No Star Wars episode since has been judged purely on its own
merits--nor should it be. Each new film begs to be measured on two scales:
immediate entertainment value, and contribution to the themes and stories
of the overall series. It's the second of these criteria that serves as the
more significant way to assess the individual films. The Empire Strikes
Back achieves greatness by deepening characters and problematizing
relationships found in the original, while Return of the Jedi drops
those evocative strands in favor of thrill rides and comic relief. Even if
more adrenaline gets pumped in Episode 6, it's ultimately a minor work
because it doesn't offer much that transcends the moment.

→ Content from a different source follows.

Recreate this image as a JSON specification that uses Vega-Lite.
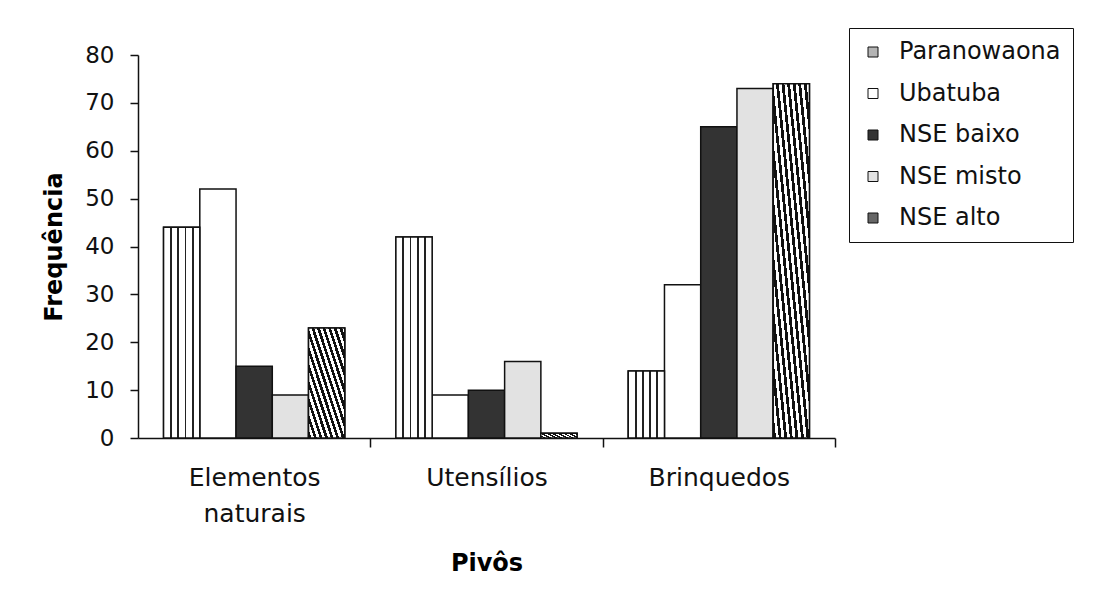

If the best way to judge a post-Star Wars episode is to analyze
its place in the overall story, then The Phantom Menace is a clear
winner. More than ever before, Lucas endows his film with the pace and
structure of an old-time serial: Early scenes are short, and optical wipes
move us quickly through the setup. And, as in a serial, the immediate
pleasures are clearly secondary to the eventual payoff next week (or in
this case, next millennium).
But because we know Episodes 4, 5, and 6, we're aware this time that
cracks and fissures are lurking beneath our feet. Quite aside from the
obvious transformations to come--Anakin Skywalker into Darth Vader, the
Galactic Republic into the Galactic Empire--much that's taken for granted
in The Phantom Menace has changed by the opening of Star
Wars. The Jedi Knights and Jedi Council are well known everywhere in
the prequel, but for the original's characters, they were half-forgotten
legends or myths. Qui-Gon Jinn would look like the perfect Jedi master if
we didn't have the mature Obi-Wan Kenobi, his student in this episode, for
comparison's sake; since we do, it's clear that Jinn is deeply flawed. Even
technology marches on between the films--ranks of gun-toting battle droids
that attack like Spartacus' Roman legions give way to an infinitely
more efficient planet killer, the Death Star.
The chief accomplishment of The Phantom Menace is that it
presents a story like that of Star Wars, but in a universe that's
subtly different. Without Lucas overtly directing our gaze to the changes,
we see what will be lost by Episode 4 and get a better idea of what Luke
and Han are fighting for in the original trilogy--while knowing, to our
sorrow, that those characters in Episode I's future are ignorant of
their origins.
The prospect of Star Wars sequels had fans anticipating the
defeat of Darth Vader, and The Phantom Menace also inspires
anticipation. But this time we await with dread what we know must happen.
Like Athenian theatergoers in Sophocles' audiences, we fear the approach of
unstoppable fate--and feel the universe in which we all travel our
appointed routes shift beneath our feet.